> **OBJECTIVE**
Images do not belong in the copy. Retype all the entries below exactly.
* Start MATERIAL FOR THIS EXERCISE *
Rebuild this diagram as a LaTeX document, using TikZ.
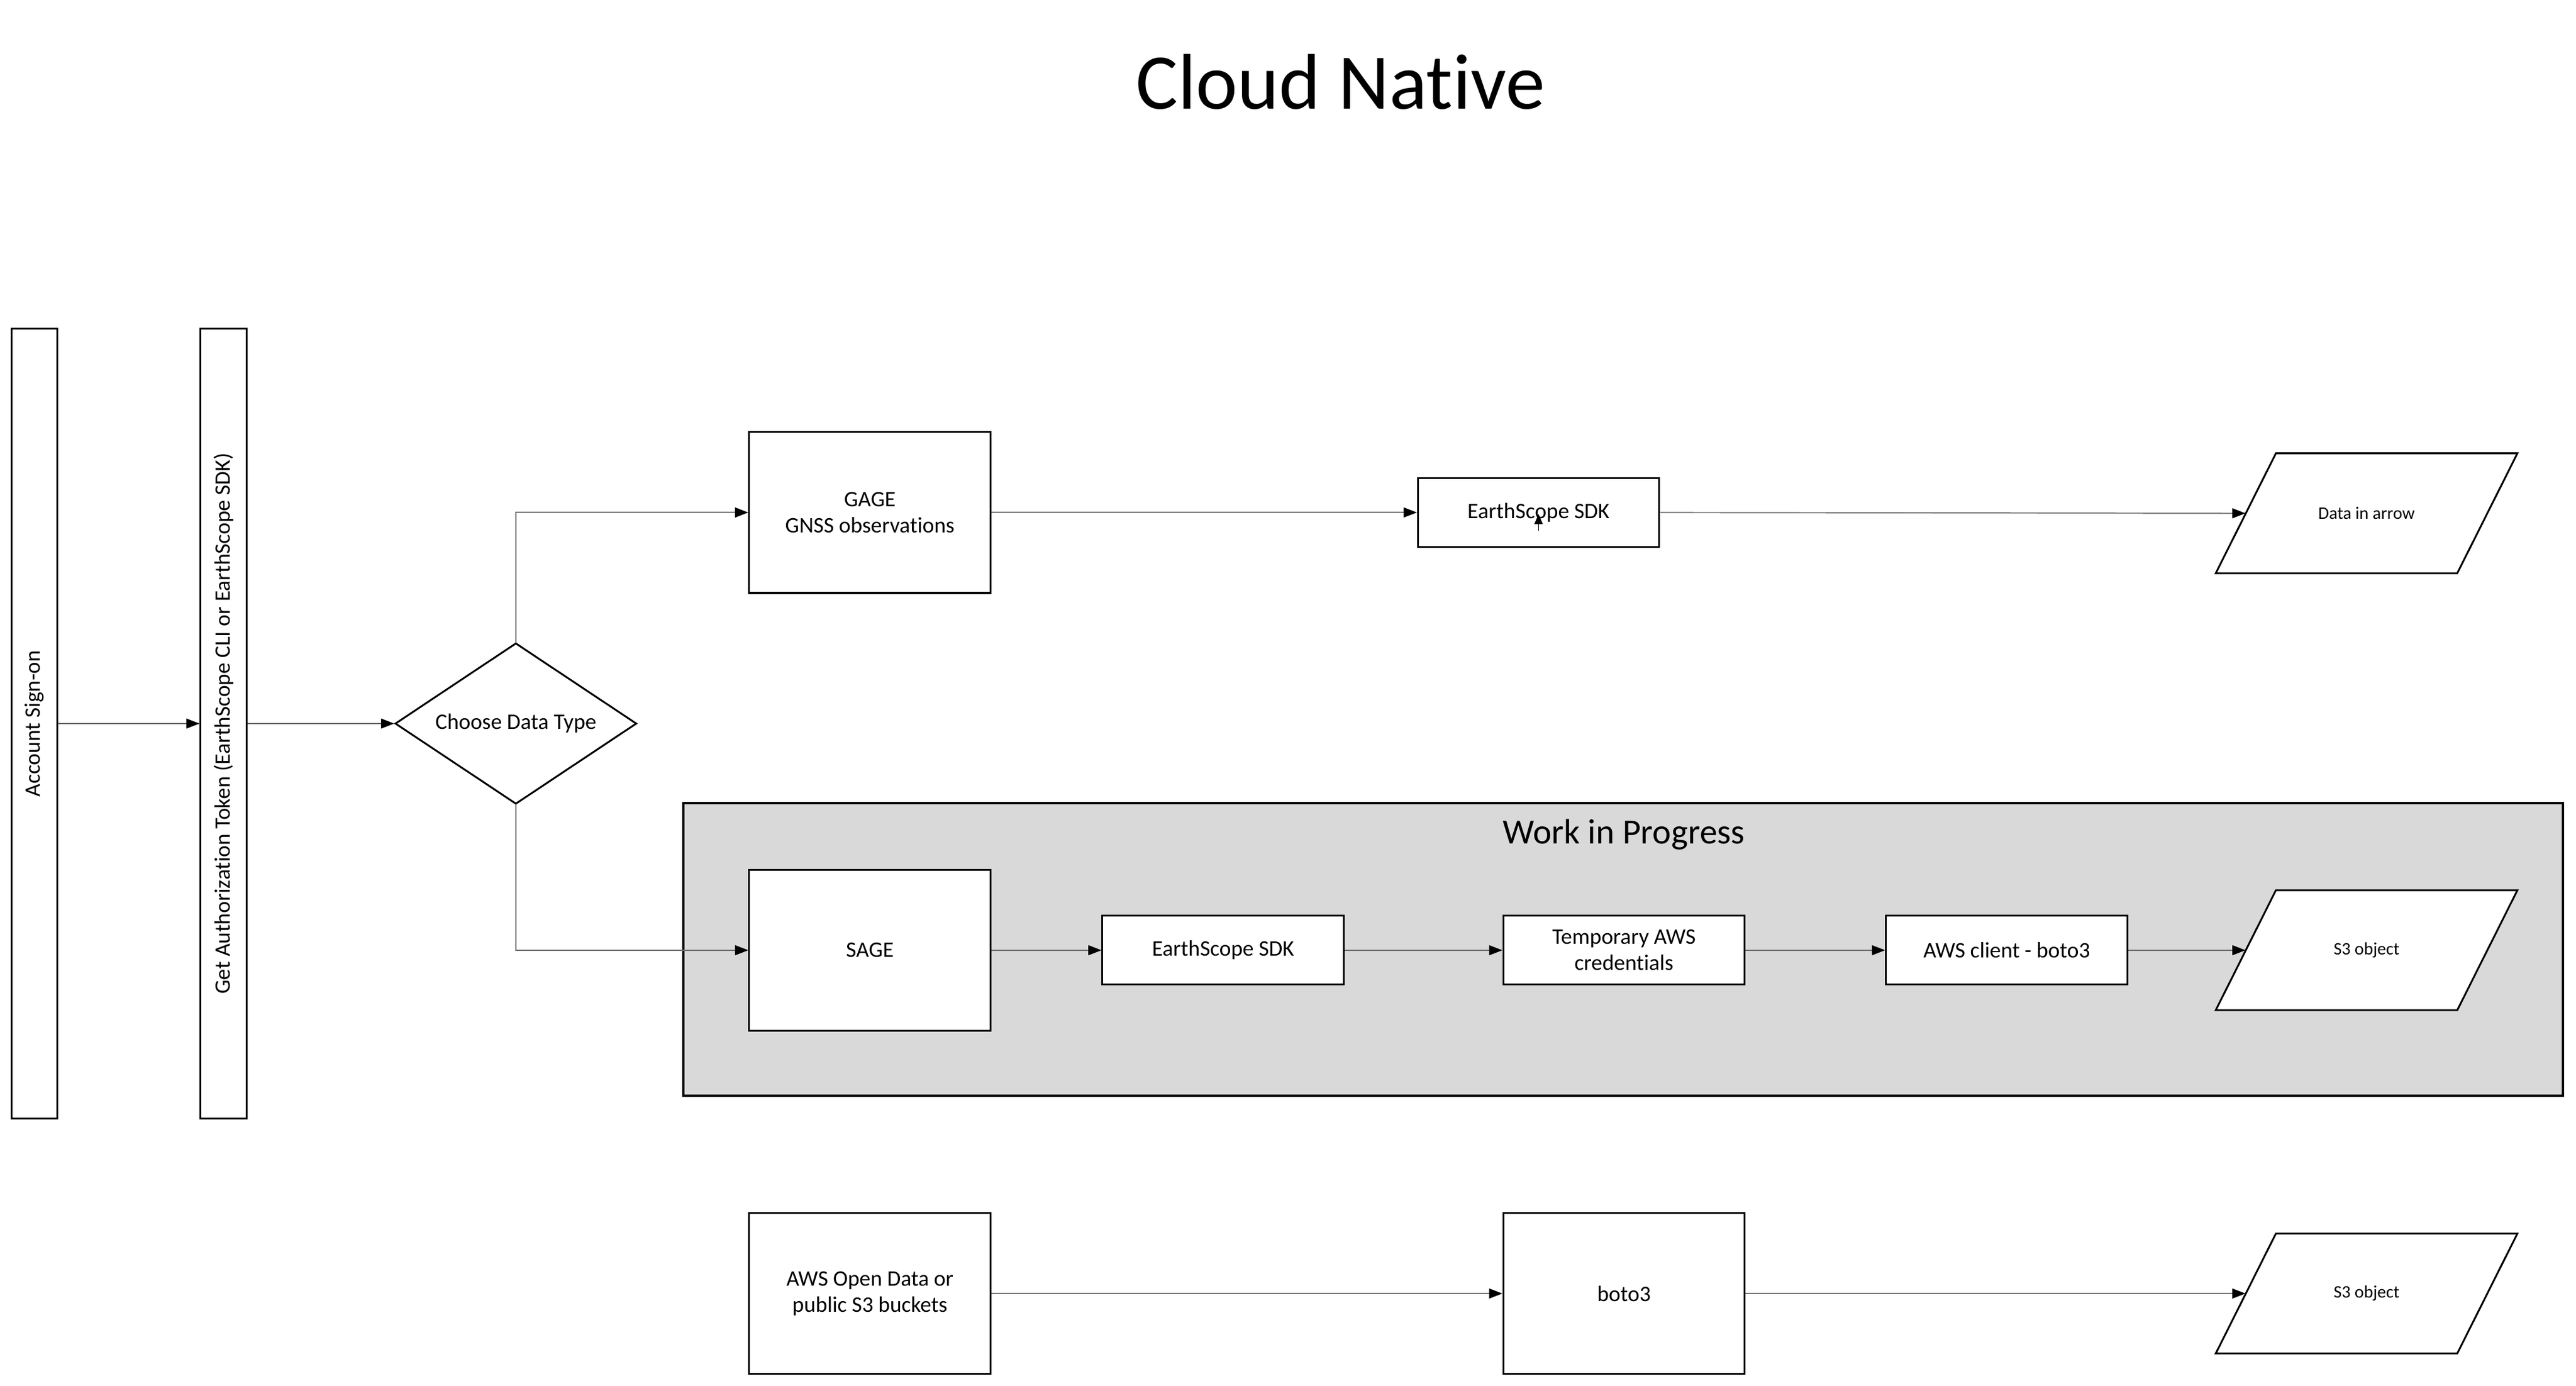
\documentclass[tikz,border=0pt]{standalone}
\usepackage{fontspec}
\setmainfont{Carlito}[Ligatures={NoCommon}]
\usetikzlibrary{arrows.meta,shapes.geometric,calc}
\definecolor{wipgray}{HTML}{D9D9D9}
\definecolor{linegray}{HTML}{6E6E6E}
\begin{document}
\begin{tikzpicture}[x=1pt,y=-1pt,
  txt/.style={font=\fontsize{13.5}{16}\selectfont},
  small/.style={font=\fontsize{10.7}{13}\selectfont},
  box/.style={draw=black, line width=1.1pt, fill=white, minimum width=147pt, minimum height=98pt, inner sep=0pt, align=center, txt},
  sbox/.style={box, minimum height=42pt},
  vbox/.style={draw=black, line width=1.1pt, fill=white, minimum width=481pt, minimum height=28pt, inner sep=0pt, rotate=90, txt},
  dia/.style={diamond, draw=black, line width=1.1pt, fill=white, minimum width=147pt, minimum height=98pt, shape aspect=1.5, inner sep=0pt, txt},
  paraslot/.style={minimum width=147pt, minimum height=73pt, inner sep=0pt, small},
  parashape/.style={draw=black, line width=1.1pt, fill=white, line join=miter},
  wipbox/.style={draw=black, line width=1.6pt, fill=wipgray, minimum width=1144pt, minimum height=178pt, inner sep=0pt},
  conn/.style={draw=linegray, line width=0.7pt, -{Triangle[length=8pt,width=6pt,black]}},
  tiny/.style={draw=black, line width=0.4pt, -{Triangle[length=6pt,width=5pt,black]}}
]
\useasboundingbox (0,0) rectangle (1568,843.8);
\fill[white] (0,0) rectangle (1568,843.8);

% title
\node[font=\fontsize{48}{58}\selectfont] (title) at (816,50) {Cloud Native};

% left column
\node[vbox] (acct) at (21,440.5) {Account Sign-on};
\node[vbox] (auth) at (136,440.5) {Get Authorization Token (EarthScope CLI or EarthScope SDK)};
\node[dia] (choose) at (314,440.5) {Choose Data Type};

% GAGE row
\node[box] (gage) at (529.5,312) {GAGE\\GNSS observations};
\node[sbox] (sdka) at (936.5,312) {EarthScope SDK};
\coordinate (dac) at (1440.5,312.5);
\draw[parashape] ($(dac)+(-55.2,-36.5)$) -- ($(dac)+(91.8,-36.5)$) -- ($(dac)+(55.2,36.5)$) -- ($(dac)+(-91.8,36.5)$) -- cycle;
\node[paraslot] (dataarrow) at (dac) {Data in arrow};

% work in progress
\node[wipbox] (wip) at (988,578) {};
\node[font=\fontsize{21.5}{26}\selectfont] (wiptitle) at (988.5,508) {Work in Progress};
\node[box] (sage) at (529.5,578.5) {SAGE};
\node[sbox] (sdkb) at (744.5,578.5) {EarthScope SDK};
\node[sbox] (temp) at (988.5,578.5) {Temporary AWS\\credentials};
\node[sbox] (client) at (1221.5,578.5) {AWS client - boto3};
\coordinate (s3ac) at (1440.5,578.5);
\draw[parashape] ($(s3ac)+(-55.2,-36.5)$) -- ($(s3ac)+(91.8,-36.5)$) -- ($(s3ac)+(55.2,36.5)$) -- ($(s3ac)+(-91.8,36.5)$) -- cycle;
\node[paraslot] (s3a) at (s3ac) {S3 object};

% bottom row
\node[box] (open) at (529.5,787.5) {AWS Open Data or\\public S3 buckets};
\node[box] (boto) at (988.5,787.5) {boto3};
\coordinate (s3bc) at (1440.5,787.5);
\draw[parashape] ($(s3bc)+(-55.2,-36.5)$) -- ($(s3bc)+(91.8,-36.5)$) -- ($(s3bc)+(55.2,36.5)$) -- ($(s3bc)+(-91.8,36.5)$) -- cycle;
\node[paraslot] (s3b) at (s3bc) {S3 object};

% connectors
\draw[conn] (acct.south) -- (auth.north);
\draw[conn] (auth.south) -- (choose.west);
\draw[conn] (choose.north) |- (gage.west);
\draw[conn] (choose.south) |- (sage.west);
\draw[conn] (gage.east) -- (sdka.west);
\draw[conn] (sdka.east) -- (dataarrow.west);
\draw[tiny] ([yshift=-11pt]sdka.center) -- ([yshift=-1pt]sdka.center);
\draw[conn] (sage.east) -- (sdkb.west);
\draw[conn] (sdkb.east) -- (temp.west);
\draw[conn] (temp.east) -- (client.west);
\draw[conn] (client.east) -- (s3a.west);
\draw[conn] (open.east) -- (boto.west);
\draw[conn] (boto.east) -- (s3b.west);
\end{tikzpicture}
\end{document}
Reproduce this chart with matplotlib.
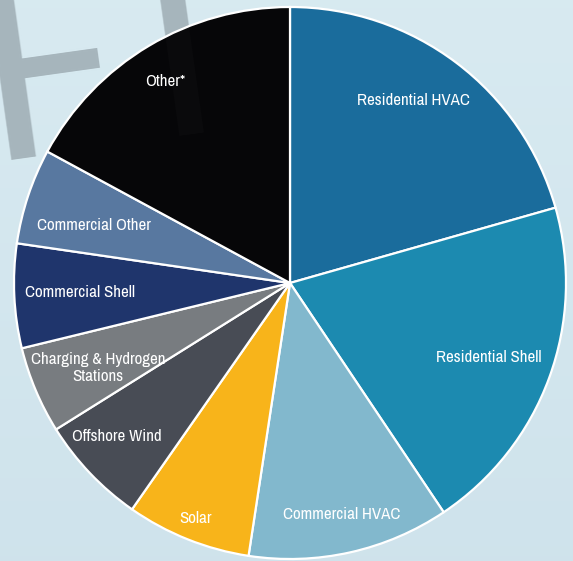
* End MATERIAL FOR THIS EXERCISE *
> **EXERCISE RESULT**
Rebuild this diagram as a LaTeX document, using TikZ.
\documentclass[tikz,border=0pt]{standalone}
\usepackage{fontspec}
\setmainfont{Carlito}[Ligatures={NoCommon}]
\usetikzlibrary{arrows.meta,shapes.geometric,calc}
\definecolor{wipgray}{HTML}{D9D9D9}
\definecolor{linegray}{HTML}{6E6E6E}
\begin{document}
\begin{tikzpicture}[x=1pt,y=-1pt,
  txt/.style={font=\fontsize{13.5}{16}\selectfont},
  small/.style={font=\fontsize{10.7}{13}\selectfont},
  box/.style={draw=black, line width=1.1pt, fill=white, minimum width=147pt, minimum height=98pt, inner sep=0pt, align=center, txt},
  sbox/.style={box, minimum height=42pt},
  vbox/.style={draw=black, line width=1.1pt, fill=white, minimum width=481pt, minimum height=28pt, inner sep=0pt, rotate=90, txt},
  dia/.style={diamond, draw=black, line width=1.1pt, fill=white, minimum width=147pt, minimum height=98pt, shape aspect=1.5, inner sep=0pt, txt},
  paraslot/.style={minimum width=147pt, minimum height=73pt, inner sep=0pt, small},
  parashape/.style={draw=black, line width=1.1pt, fill=white, line join=miter},
  wipbox/.style={draw=black, line width=1.6pt, fill=wipgray, minimum width=1144pt, minimum height=178pt, inner sep=0pt},
  conn/.style={draw=linegray, line width=0.7pt, -{Triangle[length=8pt,width=6pt,black]}},
  tiny/.style={draw=black, line width=0.4pt, -{Triangle[length=6pt,width=5pt,black]}}
]
\useasboundingbox (0,0) rectangle (1568,843.8);
\fill[white] (0,0) rectangle (1568,843.8);

% title
\node[font=\fontsize{48}{58}\selectfont] (title) at (816,50) {Cloud Native};

% left column
\node[vbox] (acct) at (21,440.5) {Account Sign-on};
\node[vbox] (auth) at (136,440.5) {Get Authorization Token (EarthScope CLI or EarthScope SDK)};
\node[dia] (choose) at (314,440.5) {Choose Data Type};

% GAGE row
\node[box] (gage) at (529.5,312) {GAGE\\GNSS observations};
\node[sbox] (sdka) at (936.5,312) {EarthScope SDK};
\coordinate (dac) at (1440.5,312.5);
\draw[parashape] ($(dac)+(-55.2,-36.5)$) -- ($(dac)+(91.8,-36.5)$) -- ($(dac)+(55.2,36.5)$) -- ($(dac)+(-91.8,36.5)$) -- cycle;
\node[paraslot] (dataarrow) at (dac) {Data in arrow};

% work in progress
\node[wipbox] (wip) at (988,578) {};
\node[font=\fontsize{21.5}{26}\selectfont] (wiptitle) at (988.5,508) {Work in Progress};
\node[box] (sage) at (529.5,578.5) {SAGE};
\node[sbox] (sdkb) at (744.5,578.5) {EarthScope SDK};
\node[sbox] (temp) at (988.5,578.5) {Temporary AWS\\credentials};
\node[sbox] (client) at (1221.5,578.5) {AWS client - boto3};
\coordinate (s3ac) at (1440.5,578.5);
\draw[parashape] ($(s3ac)+(-55.2,-36.5)$) -- ($(s3ac)+(91.8,-36.5)$) -- ($(s3ac)+(55.2,36.5)$) -- ($(s3ac)+(-91.8,36.5)$) -- cycle;
\node[paraslot] (s3a) at (s3ac) {S3 object};

% bottom row
\node[box] (open) at (529.5,787.5) {AWS Open Data or\\public S3 buckets};
\node[box] (boto) at (988.5,787.5) {boto3};
\coordinate (s3bc) at (1440.5,787.5);
\draw[parashape] ($(s3bc)+(-55.2,-36.5)$) -- ($(s3bc)+(91.8,-36.5)$) -- ($(s3bc)+(55.2,36.5)$) -- ($(s3bc)+(-91.8,36.5)$) -- cycle;
\node[paraslot] (s3b) at (s3bc) {S3 object};

% connectors
\draw[conn] (acct.south) -- (auth.north);
\draw[conn] (auth.south) -- (choose.west);
\draw[conn] (choose.north) |- (gage.west);
\draw[conn] (choose.south) |- (sage.west);
\draw[conn] (gage.east) -- (sdka.west);
\draw[conn] (sdka.east) -- (dataarrow.west);
\draw[tiny] ([yshift=-11pt]sdka.center) -- ([yshift=-1pt]sdka.center);
\draw[conn] (sage.east) -- (sdkb.west);
\draw[conn] (sdkb.east) -- (temp.west);
\draw[conn] (temp.east) -- (client.west);
\draw[conn] (client.east) -- (s3a.west);
\draw[conn] (open.east) -- (boto.west);
\draw[conn] (boto.east) -- (s3b.west);
\end{tikzpicture}
\end{document}
Reproduce this chart with matplotlib.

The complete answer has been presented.